-- Start of GIVEN INFORMATION --

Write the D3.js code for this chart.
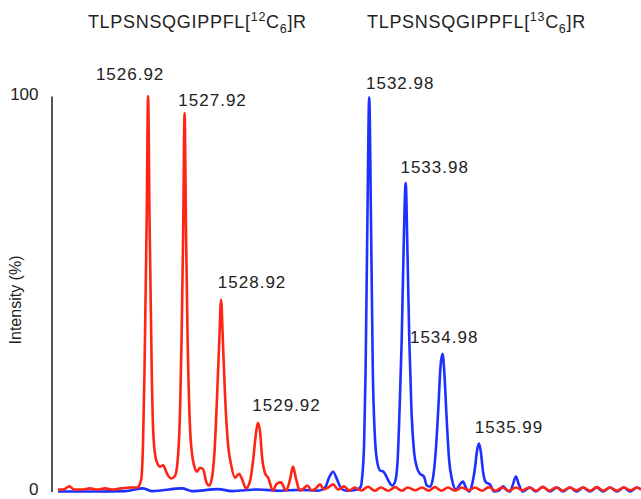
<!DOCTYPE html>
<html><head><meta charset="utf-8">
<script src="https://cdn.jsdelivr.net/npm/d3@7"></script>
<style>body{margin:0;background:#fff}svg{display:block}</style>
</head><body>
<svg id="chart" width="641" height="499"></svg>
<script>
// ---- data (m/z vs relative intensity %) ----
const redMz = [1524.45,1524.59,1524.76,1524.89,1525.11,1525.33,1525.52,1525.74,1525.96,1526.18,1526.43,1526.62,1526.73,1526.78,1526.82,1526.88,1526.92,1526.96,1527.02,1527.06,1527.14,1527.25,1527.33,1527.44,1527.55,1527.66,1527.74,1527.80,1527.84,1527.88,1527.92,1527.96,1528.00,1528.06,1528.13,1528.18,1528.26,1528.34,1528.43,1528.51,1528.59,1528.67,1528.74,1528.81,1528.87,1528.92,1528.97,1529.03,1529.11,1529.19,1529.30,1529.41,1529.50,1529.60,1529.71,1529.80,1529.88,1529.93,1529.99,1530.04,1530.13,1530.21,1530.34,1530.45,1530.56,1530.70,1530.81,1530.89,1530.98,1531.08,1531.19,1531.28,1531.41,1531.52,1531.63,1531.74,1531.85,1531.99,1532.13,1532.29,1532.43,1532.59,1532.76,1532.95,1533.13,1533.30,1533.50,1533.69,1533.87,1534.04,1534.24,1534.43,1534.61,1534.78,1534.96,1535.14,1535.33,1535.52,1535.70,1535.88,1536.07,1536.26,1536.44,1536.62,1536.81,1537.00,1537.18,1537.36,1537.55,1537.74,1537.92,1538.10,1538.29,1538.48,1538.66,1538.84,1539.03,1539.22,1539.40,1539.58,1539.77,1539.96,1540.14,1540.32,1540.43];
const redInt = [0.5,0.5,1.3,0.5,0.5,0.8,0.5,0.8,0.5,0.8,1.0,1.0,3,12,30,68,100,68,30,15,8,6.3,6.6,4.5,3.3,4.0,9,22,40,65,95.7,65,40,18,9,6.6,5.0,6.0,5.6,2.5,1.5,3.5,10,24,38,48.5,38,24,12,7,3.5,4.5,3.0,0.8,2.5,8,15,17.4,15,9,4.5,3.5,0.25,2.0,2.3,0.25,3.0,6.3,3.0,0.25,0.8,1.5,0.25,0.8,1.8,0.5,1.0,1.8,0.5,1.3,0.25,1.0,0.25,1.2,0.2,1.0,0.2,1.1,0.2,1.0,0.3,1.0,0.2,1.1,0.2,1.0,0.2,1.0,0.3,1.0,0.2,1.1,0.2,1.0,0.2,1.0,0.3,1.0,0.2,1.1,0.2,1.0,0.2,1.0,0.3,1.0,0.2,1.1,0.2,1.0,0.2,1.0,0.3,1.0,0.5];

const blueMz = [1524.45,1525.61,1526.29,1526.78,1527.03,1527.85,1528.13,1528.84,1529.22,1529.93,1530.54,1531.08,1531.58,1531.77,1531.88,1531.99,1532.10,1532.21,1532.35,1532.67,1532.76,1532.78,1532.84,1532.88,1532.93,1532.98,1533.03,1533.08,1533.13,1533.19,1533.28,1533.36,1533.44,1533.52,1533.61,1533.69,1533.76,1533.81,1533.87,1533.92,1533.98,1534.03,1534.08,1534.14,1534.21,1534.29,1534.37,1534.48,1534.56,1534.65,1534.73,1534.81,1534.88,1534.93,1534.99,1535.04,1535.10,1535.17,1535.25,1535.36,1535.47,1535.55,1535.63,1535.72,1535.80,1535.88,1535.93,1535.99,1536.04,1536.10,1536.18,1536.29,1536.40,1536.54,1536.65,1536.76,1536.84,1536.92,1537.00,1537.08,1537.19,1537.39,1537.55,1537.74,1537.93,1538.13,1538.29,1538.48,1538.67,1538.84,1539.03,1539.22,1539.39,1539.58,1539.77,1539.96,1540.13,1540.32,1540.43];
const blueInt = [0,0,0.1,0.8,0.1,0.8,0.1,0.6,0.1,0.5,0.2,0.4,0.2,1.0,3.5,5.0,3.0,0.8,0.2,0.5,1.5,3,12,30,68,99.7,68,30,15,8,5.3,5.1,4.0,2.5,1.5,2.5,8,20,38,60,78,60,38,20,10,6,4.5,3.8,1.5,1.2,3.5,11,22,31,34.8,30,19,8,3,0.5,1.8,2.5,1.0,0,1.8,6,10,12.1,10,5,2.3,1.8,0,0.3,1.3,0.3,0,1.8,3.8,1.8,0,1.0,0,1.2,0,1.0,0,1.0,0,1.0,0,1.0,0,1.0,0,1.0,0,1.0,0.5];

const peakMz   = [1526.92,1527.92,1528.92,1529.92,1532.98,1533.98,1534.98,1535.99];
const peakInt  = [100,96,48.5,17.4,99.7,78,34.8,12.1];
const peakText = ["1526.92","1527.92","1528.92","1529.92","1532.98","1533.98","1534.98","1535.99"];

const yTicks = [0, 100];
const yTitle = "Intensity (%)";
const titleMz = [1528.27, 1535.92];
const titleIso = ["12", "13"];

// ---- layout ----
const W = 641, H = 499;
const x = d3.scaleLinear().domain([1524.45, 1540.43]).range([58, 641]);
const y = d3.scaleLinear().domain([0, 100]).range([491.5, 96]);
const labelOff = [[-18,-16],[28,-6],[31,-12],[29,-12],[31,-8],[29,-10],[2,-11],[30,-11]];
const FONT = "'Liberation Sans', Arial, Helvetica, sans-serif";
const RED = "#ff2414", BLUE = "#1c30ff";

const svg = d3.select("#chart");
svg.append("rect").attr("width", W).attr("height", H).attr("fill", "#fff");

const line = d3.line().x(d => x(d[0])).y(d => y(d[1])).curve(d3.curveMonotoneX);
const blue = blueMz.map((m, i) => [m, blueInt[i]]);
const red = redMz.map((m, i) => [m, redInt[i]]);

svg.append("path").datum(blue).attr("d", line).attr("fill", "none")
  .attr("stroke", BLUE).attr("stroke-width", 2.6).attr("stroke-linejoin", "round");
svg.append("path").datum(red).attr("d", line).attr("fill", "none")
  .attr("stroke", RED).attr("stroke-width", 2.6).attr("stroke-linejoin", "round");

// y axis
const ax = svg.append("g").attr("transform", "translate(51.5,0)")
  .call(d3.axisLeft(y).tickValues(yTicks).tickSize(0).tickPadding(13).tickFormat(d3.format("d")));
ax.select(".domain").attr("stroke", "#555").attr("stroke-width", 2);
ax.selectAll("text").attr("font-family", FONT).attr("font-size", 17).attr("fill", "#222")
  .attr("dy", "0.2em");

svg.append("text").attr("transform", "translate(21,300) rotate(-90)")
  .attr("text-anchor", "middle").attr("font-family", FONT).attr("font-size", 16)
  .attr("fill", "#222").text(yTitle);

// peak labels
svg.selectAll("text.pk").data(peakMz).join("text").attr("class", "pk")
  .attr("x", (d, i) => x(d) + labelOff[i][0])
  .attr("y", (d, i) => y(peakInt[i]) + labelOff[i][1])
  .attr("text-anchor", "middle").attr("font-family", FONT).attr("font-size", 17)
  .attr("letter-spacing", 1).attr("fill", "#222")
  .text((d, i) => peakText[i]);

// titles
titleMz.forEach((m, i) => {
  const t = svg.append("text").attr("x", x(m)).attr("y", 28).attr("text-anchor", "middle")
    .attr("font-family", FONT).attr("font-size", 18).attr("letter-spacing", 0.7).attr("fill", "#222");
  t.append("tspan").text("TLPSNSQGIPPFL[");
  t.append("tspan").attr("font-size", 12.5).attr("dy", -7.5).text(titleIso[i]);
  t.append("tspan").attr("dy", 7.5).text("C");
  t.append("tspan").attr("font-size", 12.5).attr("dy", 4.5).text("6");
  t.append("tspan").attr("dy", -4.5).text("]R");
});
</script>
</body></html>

-- End of GIVEN INFORMATION --

Print out the lines exactly, skipping any picture.

THE ANSWER
Write the D3.js code for this chart.
<!DOCTYPE html>
<html><head><meta charset="utf-8">
<script src="https://cdn.jsdelivr.net/npm/d3@7"></script>
<style>body{margin:0;background:#fff}svg{display:block}</style>
</head><body>
<svg id="chart" width="641" height="499"></svg>
<script>
// ---- data (m/z vs relative intensity %) ----
const redMz = [1524.45,1524.59,1524.76,1524.89,1525.11,1525.33,1525.52,1525.74,1525.96,1526.18,1526.43,1526.62,1526.73,1526.78,1526.82,1526.88,1526.92,1526.96,1527.02,1527.06,1527.14,1527.25,1527.33,1527.44,1527.55,1527.66,1527.74,1527.80,1527.84,1527.88,1527.92,1527.96,1528.00,1528.06,1528.13,1528.18,1528.26,1528.34,1528.43,1528.51,1528.59,1528.67,1528.74,1528.81,1528.87,1528.92,1528.97,1529.03,1529.11,1529.19,1529.30,1529.41,1529.50,1529.60,1529.71,1529.80,1529.88,1529.93,1529.99,1530.04,1530.13,1530.21,1530.34,1530.45,1530.56,1530.70,1530.81,1530.89,1530.98,1531.08,1531.19,1531.28,1531.41,1531.52,1531.63,1531.74,1531.85,1531.99,1532.13,1532.29,1532.43,1532.59,1532.76,1532.95,1533.13,1533.30,1533.50,1533.69,1533.87,1534.04,1534.24,1534.43,1534.61,1534.78,1534.96,1535.14,1535.33,1535.52,1535.70,1535.88,1536.07,1536.26,1536.44,1536.62,1536.81,1537.00,1537.18,1537.36,1537.55,1537.74,1537.92,1538.10,1538.29,1538.48,1538.66,1538.84,1539.03,1539.22,1539.40,1539.58,1539.77,1539.96,1540.14,1540.32,1540.43];
const redInt = [0.5,0.5,1.3,0.5,0.5,0.8,0.5,0.8,0.5,0.8,1.0,1.0,3,12,30,68,100,68,30,15,8,6.3,6.6,4.5,3.3,4.0,9,22,40,65,95.7,65,40,18,9,6.6,5.0,6.0,5.6,2.5,1.5,3.5,10,24,38,48.5,38,24,12,7,3.5,4.5,3.0,0.8,2.5,8,15,17.4,15,9,4.5,3.5,0.25,2.0,2.3,0.25,3.0,6.3,3.0,0.25,0.8,1.5,0.25,0.8,1.8,0.5,1.0,1.8,0.5,1.3,0.25,1.0,0.25,1.2,0.2,1.0,0.2,1.1,0.2,1.0,0.3,1.0,0.2,1.1,0.2,1.0,0.2,1.0,0.3,1.0,0.2,1.1,0.2,1.0,0.2,1.0,0.3,1.0,0.2,1.1,0.2,1.0,0.2,1.0,0.3,1.0,0.2,1.1,0.2,1.0,0.2,1.0,0.3,1.0,0.5];

const blueMz = [1524.45,1525.61,1526.29,1526.78,1527.03,1527.85,1528.13,1528.84,1529.22,1529.93,1530.54,1531.08,1531.58,1531.77,1531.88,1531.99,1532.10,1532.21,1532.35,1532.67,1532.76,1532.78,1532.84,1532.88,1532.93,1532.98,1533.03,1533.08,1533.13,1533.19,1533.28,1533.36,1533.44,1533.52,1533.61,1533.69,1533.76,1533.81,1533.87,1533.92,1533.98,1534.03,1534.08,1534.14,1534.21,1534.29,1534.37,1534.48,1534.56,1534.65,1534.73,1534.81,1534.88,1534.93,1534.99,1535.04,1535.10,1535.17,1535.25,1535.36,1535.47,1535.55,1535.63,1535.72,1535.80,1535.88,1535.93,1535.99,1536.04,1536.10,1536.18,1536.29,1536.40,1536.54,1536.65,1536.76,1536.84,1536.92,1537.00,1537.08,1537.19,1537.39,1537.55,1537.74,1537.93,1538.13,1538.29,1538.48,1538.67,1538.84,1539.03,1539.22,1539.39,1539.58,1539.77,1539.96,1540.13,1540.32,1540.43];
const blueInt = [0,0,0.1,0.8,0.1,0.8,0.1,0.6,0.1,0.5,0.2,0.4,0.2,1.0,3.5,5.0,3.0,0.8,0.2,0.5,1.5,3,12,30,68,99.7,68,30,15,8,5.3,5.1,4.0,2.5,1.5,2.5,8,20,38,60,78,60,38,20,10,6,4.5,3.8,1.5,1.2,3.5,11,22,31,34.8,30,19,8,3,0.5,1.8,2.5,1.0,0,1.8,6,10,12.1,10,5,2.3,1.8,0,0.3,1.3,0.3,0,1.8,3.8,1.8,0,1.0,0,1.2,0,1.0,0,1.0,0,1.0,0,1.0,0,1.0,0,1.0,0,1.0,0.5];

const peakMz   = [1526.92,1527.92,1528.92,1529.92,1532.98,1533.98,1534.98,1535.99];
const peakInt  = [100,96,48.5,17.4,99.7,78,34.8,12.1];
const peakText = ["1526.92","1527.92","1528.92","1529.92","1532.98","1533.98","1534.98","1535.99"];

const yTicks = [0, 100];
const yTitle = "Intensity (%)";
const titleMz = [1528.27, 1535.92];
const titleIso = ["12", "13"];

// ---- layout ----
const W = 641, H = 499;
const x = d3.scaleLinear().domain([1524.45, 1540.43]).range([58, 641]);
const y = d3.scaleLinear().domain([0, 100]).range([491.5, 96]);
const labelOff = [[-18,-16],[28,-6],[31,-12],[29,-12],[31,-8],[29,-10],[2,-11],[30,-11]];
const FONT = "'Liberation Sans', Arial, Helvetica, sans-serif";
const RED = "#ff2414", BLUE = "#1c30ff";

const svg = d3.select("#chart");
svg.append("rect").attr("width", W).attr("height", H).attr("fill", "#fff");

const line = d3.line().x(d => x(d[0])).y(d => y(d[1])).curve(d3.curveMonotoneX);
const blue = blueMz.map((m, i) => [m, blueInt[i]]);
const red = redMz.map((m, i) => [m, redInt[i]]);

svg.append("path").datum(blue).attr("d", line).attr("fill", "none")
  .attr("stroke", BLUE).attr("stroke-width", 2.6).attr("stroke-linejoin", "round");
svg.append("path").datum(red).attr("d", line).attr("fill", "none")
  .attr("stroke", RED).attr("stroke-width", 2.6).attr("stroke-linejoin", "round");

// y axis
const ax = svg.append("g").attr("transform", "translate(51.5,0)")
  .call(d3.axisLeft(y).tickValues(yTicks).tickSize(0).tickPadding(13).tickFormat(d3.format("d")));
ax.select(".domain").attr("stroke", "#555").attr("stroke-width", 2);
ax.selectAll("text").attr("font-family", FONT).attr("font-size", 17).attr("fill", "#222")
  .attr("dy", "0.2em");

svg.append("text").attr("transform", "translate(21,300) rotate(-90)")
  .attr("text-anchor", "middle").attr("font-family", FONT).attr("font-size", 16)
  .attr("fill", "#222").text(yTitle);

// peak labels
svg.selectAll("text.pk").data(peakMz).join("text").attr("class", "pk")
  .attr("x", (d, i) => x(d) + labelOff[i][0])
  .attr("y", (d, i) => y(peakInt[i]) + labelOff[i][1])
  .attr("text-anchor", "middle").attr("font-family", FONT).attr("font-size", 17)
  .attr("letter-spacing", 1).attr("fill", "#222")
  .text((d, i) => peakText[i]);

// titles
titleMz.forEach((m, i) => {
  const t = svg.append("text").attr("x", x(m)).attr("y", 28).attr("text-anchor", "middle")
    .attr("font-family", FONT).attr("font-size", 18).attr("letter-spacing", 0.7).attr("fill", "#222");
  t.append("tspan").text("TLPSNSQGIPPFL[");
  t.append("tspan").attr("font-size", 12.5).attr("dy", -7.5).text(titleIso[i]);
  t.append("tspan").attr("dy", 7.5).text("C");
  t.append("tspan").attr("font-size", 12.5).attr("dy", 4.5).text("6");
  t.append("tspan").attr("dy", -4.5).text("]R");
});
</script>
</body></html>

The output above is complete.